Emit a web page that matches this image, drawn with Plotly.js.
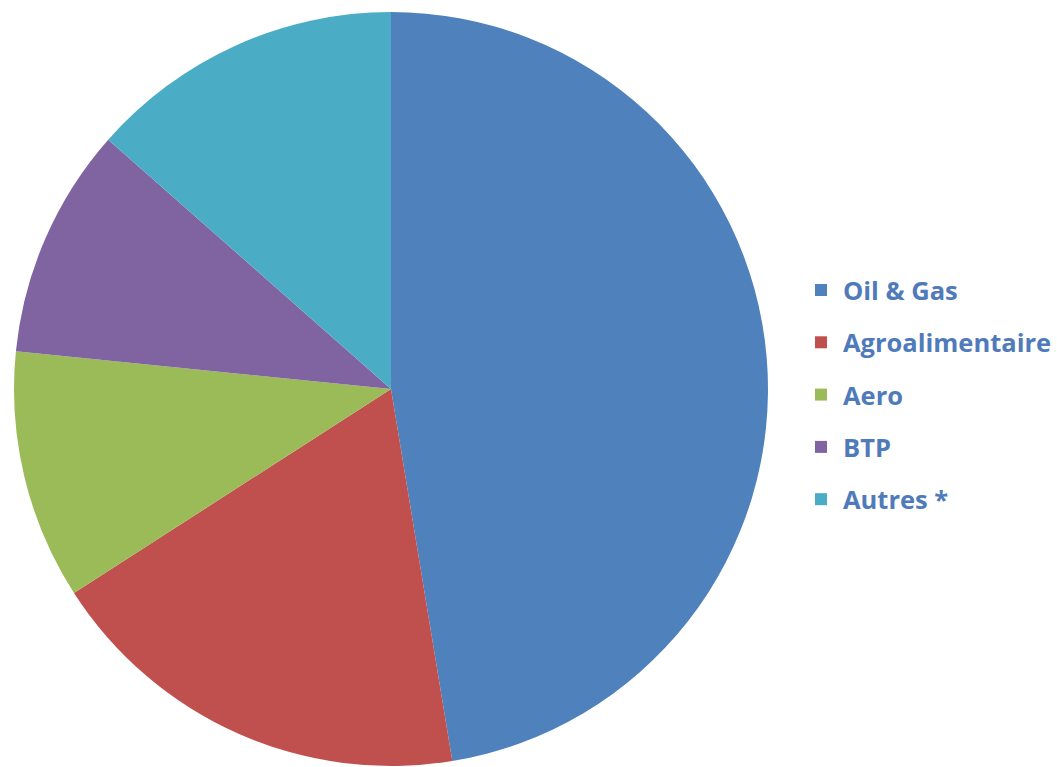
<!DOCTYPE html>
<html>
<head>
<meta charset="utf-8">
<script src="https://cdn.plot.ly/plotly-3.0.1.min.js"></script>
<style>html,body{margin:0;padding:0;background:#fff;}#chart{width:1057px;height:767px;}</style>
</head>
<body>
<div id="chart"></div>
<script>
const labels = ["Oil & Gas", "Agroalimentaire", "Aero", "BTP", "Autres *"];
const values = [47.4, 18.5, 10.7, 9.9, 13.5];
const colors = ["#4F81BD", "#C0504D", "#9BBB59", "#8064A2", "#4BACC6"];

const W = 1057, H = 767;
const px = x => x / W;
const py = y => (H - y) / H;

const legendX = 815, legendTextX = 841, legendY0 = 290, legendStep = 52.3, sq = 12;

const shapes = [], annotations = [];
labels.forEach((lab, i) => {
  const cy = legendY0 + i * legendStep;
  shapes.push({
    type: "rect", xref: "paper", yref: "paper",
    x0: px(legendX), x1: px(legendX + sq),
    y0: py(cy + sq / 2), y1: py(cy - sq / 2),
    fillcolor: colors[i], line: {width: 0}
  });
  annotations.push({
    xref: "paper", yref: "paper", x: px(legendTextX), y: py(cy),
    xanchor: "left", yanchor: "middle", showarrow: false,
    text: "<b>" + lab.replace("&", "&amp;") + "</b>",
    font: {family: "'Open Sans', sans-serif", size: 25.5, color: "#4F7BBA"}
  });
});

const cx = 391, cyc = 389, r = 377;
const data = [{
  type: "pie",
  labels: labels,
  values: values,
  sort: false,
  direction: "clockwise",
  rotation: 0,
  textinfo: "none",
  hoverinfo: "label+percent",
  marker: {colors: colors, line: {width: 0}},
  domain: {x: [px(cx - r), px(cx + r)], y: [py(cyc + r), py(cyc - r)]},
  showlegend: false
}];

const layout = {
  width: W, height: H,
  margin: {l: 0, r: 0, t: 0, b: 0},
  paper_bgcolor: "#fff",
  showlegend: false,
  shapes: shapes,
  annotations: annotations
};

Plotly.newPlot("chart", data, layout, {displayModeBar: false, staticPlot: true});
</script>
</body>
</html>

---

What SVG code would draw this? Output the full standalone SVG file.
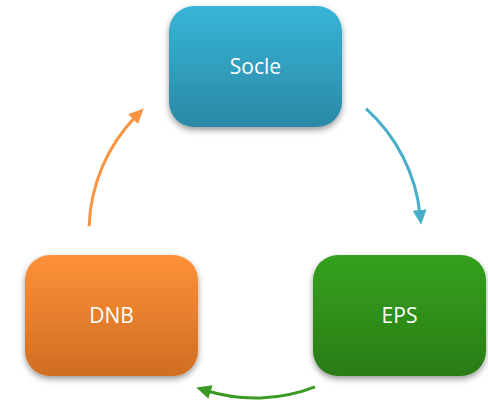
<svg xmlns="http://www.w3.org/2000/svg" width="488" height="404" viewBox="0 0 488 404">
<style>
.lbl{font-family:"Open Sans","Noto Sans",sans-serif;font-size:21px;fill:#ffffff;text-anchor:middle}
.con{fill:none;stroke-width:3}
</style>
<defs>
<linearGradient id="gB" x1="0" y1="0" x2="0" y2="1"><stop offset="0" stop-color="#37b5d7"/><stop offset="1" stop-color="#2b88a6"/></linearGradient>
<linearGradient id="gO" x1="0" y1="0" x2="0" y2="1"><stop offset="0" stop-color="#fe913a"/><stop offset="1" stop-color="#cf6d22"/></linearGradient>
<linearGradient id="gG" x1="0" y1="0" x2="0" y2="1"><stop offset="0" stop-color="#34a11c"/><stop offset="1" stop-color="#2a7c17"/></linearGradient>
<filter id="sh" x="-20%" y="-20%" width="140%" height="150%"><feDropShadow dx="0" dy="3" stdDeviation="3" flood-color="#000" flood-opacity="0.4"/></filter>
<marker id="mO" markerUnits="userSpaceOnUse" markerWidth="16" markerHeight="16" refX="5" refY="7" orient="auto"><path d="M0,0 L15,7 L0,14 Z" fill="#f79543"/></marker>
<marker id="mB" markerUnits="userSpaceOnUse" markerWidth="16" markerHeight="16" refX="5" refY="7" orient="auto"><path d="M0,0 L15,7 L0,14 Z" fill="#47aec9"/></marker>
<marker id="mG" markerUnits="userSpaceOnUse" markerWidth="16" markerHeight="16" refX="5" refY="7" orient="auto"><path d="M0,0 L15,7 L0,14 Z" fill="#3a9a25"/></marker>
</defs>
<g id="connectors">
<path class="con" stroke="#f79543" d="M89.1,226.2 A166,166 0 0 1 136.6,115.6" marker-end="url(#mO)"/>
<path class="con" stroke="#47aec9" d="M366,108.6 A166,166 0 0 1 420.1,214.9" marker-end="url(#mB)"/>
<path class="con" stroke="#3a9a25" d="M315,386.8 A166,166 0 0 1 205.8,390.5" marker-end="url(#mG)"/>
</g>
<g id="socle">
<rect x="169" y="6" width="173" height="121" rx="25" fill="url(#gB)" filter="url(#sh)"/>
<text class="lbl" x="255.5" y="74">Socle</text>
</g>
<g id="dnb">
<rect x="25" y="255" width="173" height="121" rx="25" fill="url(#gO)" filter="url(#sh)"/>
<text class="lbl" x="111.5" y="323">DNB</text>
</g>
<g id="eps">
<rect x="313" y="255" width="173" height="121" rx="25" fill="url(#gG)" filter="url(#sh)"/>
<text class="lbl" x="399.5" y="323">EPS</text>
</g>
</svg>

* * *

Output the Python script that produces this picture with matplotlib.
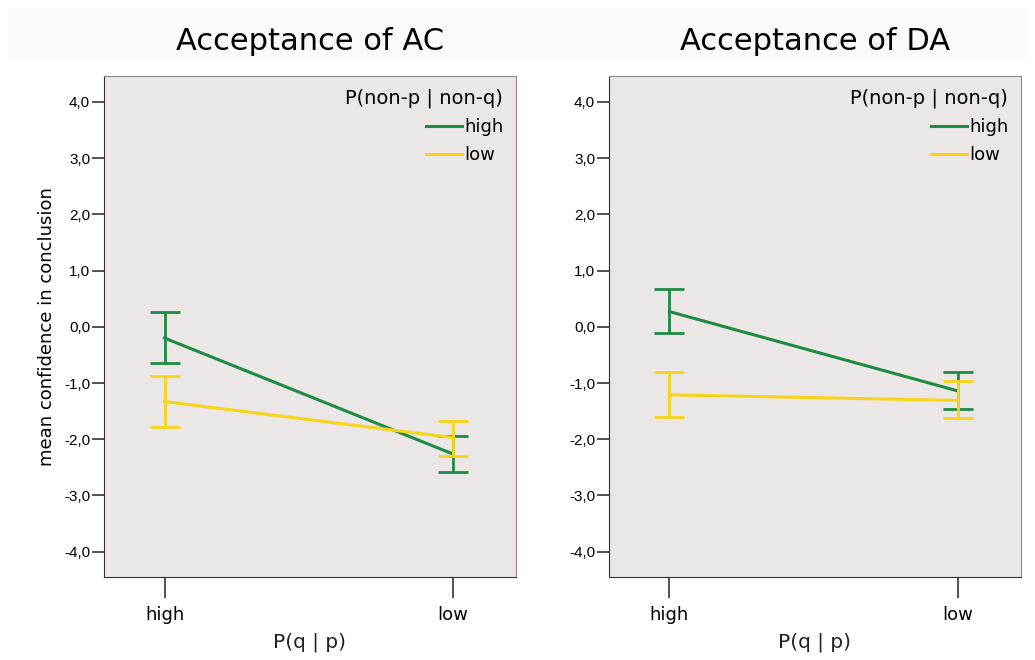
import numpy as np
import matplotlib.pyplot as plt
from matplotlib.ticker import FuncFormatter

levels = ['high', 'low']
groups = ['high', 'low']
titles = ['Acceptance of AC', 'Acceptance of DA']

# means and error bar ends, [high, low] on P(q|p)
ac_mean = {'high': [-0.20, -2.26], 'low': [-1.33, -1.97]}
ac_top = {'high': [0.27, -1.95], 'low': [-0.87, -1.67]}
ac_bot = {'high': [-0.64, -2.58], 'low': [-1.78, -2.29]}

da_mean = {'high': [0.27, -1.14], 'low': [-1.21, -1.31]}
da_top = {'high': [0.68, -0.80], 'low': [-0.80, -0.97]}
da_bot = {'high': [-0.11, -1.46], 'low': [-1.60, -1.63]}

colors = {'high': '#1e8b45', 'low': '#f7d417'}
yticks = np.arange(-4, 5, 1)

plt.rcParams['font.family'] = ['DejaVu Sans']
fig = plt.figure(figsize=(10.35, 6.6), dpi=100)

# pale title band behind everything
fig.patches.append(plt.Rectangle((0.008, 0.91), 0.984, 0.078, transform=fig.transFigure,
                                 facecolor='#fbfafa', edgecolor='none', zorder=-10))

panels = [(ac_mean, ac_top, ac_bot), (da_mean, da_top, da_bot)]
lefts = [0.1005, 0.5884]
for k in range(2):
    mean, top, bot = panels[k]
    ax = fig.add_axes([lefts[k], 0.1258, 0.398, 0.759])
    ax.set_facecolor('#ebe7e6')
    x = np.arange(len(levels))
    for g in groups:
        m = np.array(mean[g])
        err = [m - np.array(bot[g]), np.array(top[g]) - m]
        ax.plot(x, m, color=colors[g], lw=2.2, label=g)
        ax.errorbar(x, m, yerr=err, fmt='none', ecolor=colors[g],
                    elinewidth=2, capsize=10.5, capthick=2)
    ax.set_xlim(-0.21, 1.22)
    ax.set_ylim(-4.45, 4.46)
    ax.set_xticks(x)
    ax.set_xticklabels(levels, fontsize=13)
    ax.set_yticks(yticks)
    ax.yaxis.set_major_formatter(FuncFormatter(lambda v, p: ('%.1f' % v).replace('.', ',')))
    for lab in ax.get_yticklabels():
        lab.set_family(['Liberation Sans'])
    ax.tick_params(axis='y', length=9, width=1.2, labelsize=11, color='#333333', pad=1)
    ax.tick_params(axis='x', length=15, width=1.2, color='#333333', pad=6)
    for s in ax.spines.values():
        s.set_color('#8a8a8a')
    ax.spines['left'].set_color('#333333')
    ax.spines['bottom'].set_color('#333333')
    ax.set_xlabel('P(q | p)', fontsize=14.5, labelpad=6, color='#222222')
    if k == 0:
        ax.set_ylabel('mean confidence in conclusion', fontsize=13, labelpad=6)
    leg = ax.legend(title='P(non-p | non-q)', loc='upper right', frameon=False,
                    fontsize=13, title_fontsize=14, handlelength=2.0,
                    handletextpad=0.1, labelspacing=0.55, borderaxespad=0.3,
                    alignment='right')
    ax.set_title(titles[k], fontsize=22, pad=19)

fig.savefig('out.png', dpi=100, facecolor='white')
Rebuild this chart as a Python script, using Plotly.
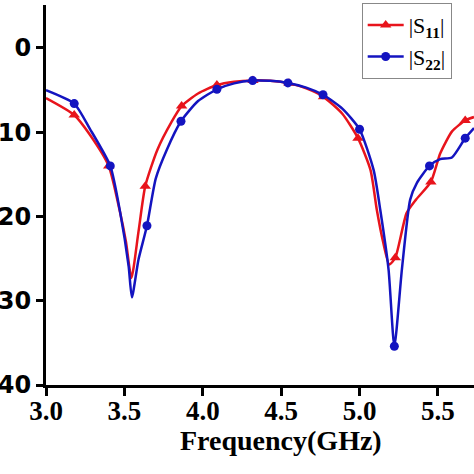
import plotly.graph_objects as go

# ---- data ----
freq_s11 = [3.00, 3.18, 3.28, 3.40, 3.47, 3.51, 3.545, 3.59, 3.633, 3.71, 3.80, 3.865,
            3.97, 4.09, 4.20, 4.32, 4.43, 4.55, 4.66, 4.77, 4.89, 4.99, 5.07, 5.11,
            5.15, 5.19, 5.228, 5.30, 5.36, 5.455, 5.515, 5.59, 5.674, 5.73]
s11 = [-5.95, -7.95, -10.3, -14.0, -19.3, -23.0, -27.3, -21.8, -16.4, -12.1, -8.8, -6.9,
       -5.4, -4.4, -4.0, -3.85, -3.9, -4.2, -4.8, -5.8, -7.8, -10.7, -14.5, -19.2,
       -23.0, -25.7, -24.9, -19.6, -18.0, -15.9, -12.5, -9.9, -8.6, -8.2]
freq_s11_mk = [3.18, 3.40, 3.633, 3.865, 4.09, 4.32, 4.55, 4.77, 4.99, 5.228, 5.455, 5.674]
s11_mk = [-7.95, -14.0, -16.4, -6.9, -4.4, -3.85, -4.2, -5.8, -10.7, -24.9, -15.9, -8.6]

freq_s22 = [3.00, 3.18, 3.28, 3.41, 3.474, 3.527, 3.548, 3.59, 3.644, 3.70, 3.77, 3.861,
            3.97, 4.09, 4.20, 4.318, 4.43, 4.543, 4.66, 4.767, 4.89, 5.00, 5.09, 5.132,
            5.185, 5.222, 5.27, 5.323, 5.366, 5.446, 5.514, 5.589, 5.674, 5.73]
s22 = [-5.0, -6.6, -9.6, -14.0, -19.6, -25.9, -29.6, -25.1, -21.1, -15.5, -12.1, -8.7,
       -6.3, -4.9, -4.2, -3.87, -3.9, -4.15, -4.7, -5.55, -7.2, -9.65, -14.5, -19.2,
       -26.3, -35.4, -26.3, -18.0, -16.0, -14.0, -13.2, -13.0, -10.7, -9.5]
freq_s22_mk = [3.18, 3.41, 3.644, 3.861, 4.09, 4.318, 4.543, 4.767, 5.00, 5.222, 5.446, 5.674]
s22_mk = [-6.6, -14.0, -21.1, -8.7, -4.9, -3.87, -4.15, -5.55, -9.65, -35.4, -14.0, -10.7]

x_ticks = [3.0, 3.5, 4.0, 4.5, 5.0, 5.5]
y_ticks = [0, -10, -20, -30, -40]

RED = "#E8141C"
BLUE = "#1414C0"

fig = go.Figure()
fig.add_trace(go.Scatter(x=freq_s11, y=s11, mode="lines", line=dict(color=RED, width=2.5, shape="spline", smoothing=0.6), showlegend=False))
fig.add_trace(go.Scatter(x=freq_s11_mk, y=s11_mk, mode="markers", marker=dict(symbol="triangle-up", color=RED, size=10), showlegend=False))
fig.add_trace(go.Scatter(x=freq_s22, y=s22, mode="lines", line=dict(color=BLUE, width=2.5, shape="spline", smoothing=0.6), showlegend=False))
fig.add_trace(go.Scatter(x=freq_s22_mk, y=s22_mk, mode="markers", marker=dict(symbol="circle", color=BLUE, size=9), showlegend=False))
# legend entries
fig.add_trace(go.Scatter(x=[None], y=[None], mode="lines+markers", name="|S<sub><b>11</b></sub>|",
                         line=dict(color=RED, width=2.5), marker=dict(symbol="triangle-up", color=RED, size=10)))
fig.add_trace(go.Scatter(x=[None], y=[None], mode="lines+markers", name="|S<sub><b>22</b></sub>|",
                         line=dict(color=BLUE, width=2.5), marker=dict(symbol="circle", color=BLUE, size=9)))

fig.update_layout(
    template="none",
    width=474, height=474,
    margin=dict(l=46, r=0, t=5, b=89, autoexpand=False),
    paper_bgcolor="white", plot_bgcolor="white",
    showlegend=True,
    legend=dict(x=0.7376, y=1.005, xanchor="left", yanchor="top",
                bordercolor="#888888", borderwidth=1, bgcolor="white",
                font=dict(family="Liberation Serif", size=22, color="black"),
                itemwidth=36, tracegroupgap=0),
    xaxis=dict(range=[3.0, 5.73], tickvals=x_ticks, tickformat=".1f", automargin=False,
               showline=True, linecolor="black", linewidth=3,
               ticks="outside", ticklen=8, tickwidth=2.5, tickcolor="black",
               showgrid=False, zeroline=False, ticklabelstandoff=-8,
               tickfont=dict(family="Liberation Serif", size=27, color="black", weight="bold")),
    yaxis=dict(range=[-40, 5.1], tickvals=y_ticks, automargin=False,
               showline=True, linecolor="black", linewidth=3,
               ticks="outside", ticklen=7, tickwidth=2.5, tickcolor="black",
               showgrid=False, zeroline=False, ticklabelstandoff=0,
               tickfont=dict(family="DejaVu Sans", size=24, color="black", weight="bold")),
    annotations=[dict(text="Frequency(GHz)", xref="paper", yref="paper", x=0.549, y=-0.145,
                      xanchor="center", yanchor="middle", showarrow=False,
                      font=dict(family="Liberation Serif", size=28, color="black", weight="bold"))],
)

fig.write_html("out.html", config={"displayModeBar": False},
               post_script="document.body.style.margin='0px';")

**JOB:** Print everything from the line with "Rebuild this chart" down to the line with "y_ticks = [0, -10, -20, -30, -40]", both included, exactly as written and without the pictures.

**OUTPUT FOR THIS TASK:**
Rebuild this chart as a Python script, using Plotly.
import plotly.graph_objects as go

# ---- data ----
freq_s11 = [3.00, 3.18, 3.28, 3.40, 3.47, 3.51, 3.545, 3.59, 3.633, 3.71, 3.80, 3.865,
            3.97, 4.09, 4.20, 4.32, 4.43, 4.55, 4.66, 4.77, 4.89, 4.99, 5.07, 5.11,
            5.15, 5.19, 5.228, 5.30, 5.36, 5.455, 5.515, 5.59, 5.674, 5.73]
s11 = [-5.95, -7.95, -10.3, -14.0, -19.3, -23.0, -27.3, -21.8, -16.4, -12.1, -8.8, -6.9,
       -5.4, -4.4, -4.0, -3.85, -3.9, -4.2, -4.8, -5.8, -7.8, -10.7, -14.5, -19.2,
       -23.0, -25.7, -24.9, -19.6, -18.0, -15.9, -12.5, -9.9, -8.6, -8.2]
freq_s11_mk = [3.18, 3.40, 3.633, 3.865, 4.09, 4.32, 4.55, 4.77, 4.99, 5.228, 5.455, 5.674]
s11_mk = [-7.95, -14.0, -16.4, -6.9, -4.4, -3.85, -4.2, -5.8, -10.7, -24.9, -15.9, -8.6]

freq_s22 = [3.00, 3.18, 3.28, 3.41, 3.474, 3.527, 3.548, 3.59, 3.644, 3.70, 3.77, 3.861,
            3.97, 4.09, 4.20, 4.318, 4.43, 4.543, 4.66, 4.767, 4.89, 5.00, 5.09, 5.132,
            5.185, 5.222, 5.27, 5.323, 5.366, 5.446, 5.514, 5.589, 5.674, 5.73]
s22 = [-5.0, -6.6, -9.6, -14.0, -19.6, -25.9, -29.6, -25.1, -21.1, -15.5, -12.1, -8.7,
       -6.3, -4.9, -4.2, -3.87, -3.9, -4.15, -4.7, -5.55, -7.2, -9.65, -14.5, -19.2,
       -26.3, -35.4, -26.3, -18.0, -16.0, -14.0, -13.2, -13.0, -10.7, -9.5]
freq_s22_mk = [3.18, 3.41, 3.644, 3.861, 4.09, 4.318, 4.543, 4.767, 5.00, 5.222, 5.446, 5.674]
s22_mk = [-6.6, -14.0, -21.1, -8.7, -4.9, -3.87, -4.15, -5.55, -9.65, -35.4, -14.0, -10.7]

x_ticks = [3.0, 3.5, 4.0, 4.5, 5.0, 5.5]
y_ticks = [0, -10, -20, -30, -40]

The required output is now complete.